MS ORTAGUS:  Are you going on the trip too?

QUESTION:  Yes, I am I think.

MS ORTAGUS:  Okay, good.  Thank you.

QUESTION:  Back to Iran, if I may.

MS ORTAGUS:  Sure.

QUESTION:  The Secretary also said yesterday that there are plenty of ways to have a communication channel with Iran.

MS ORTAGUS:  Yeah.

QUESTION:  My question is:  Has the U.S. used any of those channels in the recent days to reach out to them to – at least to avoid miscalculations?  And if yes, are you confident that this could work out and that —

MS ORTAGUS:  Right.

QUESTION:  — this is a – the de-escalation period after escalation?

MS ORTAGUS:  So I’m not going to telegraph the Secretary’s conversations, obviously, on this.  I think it’s important to note – and the Secretary has said this emphatically, the Acting Defense Secretary has said this, the President has said this – we are not seeking a war with Iran, right.  This is all about deterrence.  It’s not about going to war.  Our main focus right now – and Shanahan said this yesterday – our biggest focus at this point is to prevent Iranian miscalculation, and we do not want the situation to escalate.  And I actually don’t think I could say it any better than Secretary – Acting Secretary Shanahan said it.

MR PALLADINO:  All right, great.

MS ORTAGUS:  Thank you for having me.

QUESTION:  Morgan, can I ask one tiny follow-up?  Can I ask one tiny one?

MS ORTAGUS:  Okay, Christina.

QUESTION:  I’m sorry, I’m sorry, I’m sorry.

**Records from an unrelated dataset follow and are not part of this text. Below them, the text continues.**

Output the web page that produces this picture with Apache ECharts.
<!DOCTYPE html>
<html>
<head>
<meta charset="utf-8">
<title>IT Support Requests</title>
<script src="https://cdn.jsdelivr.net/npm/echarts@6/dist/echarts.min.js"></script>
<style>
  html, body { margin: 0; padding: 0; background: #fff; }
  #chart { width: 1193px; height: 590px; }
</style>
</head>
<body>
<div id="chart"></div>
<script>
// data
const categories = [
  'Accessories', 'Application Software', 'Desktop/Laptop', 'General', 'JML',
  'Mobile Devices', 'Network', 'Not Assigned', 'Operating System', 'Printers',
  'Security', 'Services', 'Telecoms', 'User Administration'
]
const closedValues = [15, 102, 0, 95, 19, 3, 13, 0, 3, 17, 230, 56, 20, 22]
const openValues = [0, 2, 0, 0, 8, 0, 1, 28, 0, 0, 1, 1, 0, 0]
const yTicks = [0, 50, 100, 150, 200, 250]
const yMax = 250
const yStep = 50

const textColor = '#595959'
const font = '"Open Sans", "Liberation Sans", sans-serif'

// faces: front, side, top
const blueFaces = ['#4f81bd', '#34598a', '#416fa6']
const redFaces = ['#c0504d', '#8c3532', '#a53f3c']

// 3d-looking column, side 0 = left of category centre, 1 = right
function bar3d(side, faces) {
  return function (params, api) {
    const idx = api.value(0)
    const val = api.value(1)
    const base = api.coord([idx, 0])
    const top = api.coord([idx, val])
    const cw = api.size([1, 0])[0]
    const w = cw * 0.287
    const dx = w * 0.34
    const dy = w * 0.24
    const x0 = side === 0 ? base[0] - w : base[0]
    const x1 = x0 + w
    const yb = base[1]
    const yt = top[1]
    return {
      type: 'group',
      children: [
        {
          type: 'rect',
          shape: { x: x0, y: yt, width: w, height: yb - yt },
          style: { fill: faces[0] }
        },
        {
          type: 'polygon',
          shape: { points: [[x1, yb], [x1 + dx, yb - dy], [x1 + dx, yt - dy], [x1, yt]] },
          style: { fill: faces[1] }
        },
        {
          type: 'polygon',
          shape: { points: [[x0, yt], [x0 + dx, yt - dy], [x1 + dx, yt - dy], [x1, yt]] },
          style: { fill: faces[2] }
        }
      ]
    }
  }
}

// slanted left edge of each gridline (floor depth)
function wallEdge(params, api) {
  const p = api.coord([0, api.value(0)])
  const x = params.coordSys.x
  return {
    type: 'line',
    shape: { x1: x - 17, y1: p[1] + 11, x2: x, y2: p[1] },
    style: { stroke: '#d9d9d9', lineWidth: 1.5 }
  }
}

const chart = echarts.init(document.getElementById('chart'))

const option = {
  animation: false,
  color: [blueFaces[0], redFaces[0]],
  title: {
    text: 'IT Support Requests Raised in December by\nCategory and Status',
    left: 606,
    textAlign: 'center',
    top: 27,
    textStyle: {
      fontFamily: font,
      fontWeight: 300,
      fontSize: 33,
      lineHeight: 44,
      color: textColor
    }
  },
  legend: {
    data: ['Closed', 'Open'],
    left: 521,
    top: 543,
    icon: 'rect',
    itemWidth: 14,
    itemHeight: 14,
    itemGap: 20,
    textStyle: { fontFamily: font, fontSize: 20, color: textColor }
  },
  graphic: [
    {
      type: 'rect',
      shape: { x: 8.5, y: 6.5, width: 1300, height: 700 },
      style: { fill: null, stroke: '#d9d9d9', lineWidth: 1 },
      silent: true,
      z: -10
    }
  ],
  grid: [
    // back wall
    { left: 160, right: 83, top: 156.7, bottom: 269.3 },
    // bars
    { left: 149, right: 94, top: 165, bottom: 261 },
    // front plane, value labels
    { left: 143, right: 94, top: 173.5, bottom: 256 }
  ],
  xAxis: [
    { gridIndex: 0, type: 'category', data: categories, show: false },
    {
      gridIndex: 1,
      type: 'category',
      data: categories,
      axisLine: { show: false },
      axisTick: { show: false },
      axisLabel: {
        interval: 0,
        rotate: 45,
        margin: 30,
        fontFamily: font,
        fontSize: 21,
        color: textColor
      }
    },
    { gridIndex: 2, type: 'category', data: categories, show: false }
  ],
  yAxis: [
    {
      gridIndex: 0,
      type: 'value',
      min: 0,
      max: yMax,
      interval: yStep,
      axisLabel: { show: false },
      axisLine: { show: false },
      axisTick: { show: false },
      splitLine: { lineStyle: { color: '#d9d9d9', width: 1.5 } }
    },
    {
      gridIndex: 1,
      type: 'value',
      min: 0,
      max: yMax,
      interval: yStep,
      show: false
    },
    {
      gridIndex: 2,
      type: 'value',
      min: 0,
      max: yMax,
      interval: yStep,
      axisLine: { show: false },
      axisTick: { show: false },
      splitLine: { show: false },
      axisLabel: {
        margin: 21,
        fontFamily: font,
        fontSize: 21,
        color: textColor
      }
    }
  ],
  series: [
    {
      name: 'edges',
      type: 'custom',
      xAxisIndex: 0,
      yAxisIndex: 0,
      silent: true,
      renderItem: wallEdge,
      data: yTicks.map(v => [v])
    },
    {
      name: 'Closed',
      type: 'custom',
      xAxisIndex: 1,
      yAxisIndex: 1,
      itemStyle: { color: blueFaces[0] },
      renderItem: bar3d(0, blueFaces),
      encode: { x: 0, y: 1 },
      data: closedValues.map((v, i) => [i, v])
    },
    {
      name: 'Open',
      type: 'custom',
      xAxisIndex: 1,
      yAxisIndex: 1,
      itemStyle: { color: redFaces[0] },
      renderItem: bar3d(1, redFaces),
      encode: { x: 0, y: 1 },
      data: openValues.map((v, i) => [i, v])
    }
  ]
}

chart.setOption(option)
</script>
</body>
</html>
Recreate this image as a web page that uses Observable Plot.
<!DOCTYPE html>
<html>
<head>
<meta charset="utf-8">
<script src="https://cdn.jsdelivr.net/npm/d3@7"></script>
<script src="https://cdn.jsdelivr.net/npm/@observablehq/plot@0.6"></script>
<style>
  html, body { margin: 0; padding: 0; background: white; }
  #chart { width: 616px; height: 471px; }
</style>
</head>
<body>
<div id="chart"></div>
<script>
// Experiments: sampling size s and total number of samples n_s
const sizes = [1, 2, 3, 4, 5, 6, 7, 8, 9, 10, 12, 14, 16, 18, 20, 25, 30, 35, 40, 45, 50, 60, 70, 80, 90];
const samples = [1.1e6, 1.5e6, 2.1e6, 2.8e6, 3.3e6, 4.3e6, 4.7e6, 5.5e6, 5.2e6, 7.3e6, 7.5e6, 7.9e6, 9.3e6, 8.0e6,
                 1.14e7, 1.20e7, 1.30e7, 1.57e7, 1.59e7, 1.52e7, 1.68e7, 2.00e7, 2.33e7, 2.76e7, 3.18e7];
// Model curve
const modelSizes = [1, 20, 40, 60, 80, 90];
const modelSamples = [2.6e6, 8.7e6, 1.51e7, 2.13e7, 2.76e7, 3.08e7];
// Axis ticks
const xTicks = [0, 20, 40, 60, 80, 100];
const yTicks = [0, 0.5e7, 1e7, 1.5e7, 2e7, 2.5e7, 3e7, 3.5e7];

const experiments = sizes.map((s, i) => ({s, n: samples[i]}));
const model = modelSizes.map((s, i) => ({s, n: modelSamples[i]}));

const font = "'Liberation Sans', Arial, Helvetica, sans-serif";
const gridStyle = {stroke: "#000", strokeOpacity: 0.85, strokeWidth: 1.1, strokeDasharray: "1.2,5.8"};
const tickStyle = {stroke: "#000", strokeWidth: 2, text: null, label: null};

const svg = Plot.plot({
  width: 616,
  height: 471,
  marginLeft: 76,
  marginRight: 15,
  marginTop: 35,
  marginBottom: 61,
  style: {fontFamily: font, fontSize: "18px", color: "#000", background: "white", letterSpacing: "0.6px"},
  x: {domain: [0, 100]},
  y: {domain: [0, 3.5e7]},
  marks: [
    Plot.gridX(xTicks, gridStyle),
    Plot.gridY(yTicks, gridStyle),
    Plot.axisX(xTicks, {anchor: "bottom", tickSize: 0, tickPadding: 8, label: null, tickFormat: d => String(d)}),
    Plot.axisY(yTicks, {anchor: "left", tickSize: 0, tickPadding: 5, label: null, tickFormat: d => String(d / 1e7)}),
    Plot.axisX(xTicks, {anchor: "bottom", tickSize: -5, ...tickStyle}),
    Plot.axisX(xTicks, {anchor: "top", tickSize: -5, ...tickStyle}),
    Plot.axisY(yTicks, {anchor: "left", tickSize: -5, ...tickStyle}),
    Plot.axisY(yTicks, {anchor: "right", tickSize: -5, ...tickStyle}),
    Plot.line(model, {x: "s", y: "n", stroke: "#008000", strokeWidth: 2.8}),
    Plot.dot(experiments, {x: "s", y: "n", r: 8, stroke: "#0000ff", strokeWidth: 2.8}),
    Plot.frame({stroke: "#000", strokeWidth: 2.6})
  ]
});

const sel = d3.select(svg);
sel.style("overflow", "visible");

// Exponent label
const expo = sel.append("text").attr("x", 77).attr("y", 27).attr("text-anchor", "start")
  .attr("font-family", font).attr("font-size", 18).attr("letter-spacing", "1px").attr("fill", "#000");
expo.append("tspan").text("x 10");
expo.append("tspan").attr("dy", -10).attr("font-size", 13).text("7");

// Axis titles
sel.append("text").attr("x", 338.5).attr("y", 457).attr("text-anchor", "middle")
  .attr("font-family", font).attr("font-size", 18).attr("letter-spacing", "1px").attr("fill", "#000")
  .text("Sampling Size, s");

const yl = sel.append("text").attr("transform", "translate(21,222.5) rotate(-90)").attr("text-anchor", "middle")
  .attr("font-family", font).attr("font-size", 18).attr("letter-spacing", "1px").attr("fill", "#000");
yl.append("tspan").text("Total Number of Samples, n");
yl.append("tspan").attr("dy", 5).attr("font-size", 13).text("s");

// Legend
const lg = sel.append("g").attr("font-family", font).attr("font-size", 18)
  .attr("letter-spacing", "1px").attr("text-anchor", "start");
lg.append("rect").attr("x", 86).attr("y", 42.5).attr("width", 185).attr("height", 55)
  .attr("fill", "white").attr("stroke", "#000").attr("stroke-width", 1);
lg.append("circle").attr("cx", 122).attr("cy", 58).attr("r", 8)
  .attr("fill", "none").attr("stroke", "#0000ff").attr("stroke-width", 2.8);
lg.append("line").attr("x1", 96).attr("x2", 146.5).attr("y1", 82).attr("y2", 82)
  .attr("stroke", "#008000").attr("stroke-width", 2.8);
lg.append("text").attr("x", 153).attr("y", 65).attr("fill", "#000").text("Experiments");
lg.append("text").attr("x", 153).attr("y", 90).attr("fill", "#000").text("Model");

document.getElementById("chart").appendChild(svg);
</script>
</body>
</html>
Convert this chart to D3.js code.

MS ORTAGUS:  You’re making me feel bad.

QUESTION:  Can you – just – but on that nature —

MS ORTAGUS:  Yes.

QUESTION:  — can you characterize – because everything yesterday was about deterrence and preventing Iranian miscalculation.

MS ORTAGUS:  Mm-hmm.

QUESTION:  Can you give us any kind of guidance about the current nature of the threat?  Do you feel like U.S. action repositioning assets has deterred it, has it lessened it, is it the same, is it going forward, are we worried it’s going to pick up again?  Like, can you just – because it’s so vague, it’s hard to quantify it, and can you give us some sort of —

MS ORTAGUS:  Mm-hmm.  Sure.  Well, I mean, again, we would hope that the actions that we’ve taken over the last two weeks – well, longer than the last two weeks, but if we’re just looking specifically at what’s gone on the past couple of weeks, two and a half weeks at this point, certainly the goal is deterrence, and that’s the reason why we have taken the position that we have.  I mean, listen, the —

QUESTION:  Do you have any evidence that it has deterred it, that it’s worked?

MS ORTAGUS:  I think it’s difficult to answer that.  I would just say, as it relates to deterrence and as it relates to the conversations and the actions of the Iranian regime writ large – and I’m going to keep going back to this every time, I know you guys have heard the Secretary say this – he laid out, I think it was at least a year ago or nine months ago at least, in between nine months and a year ago, 12 steps for which the Iranian regime can be welcomed into the national – international community, 12 steps for how they can relieve sanctions.

If they want sanctions gone, there are steps that we have laid out very clearly and communicated to them publicly by which they can become a normal member of society, they can have the sanctions gone.  We welcome any efforts by the Iranian regime to take a serious look at those 12 steps and enter into dialogue with us around that, and that’s going to be our steadfast position.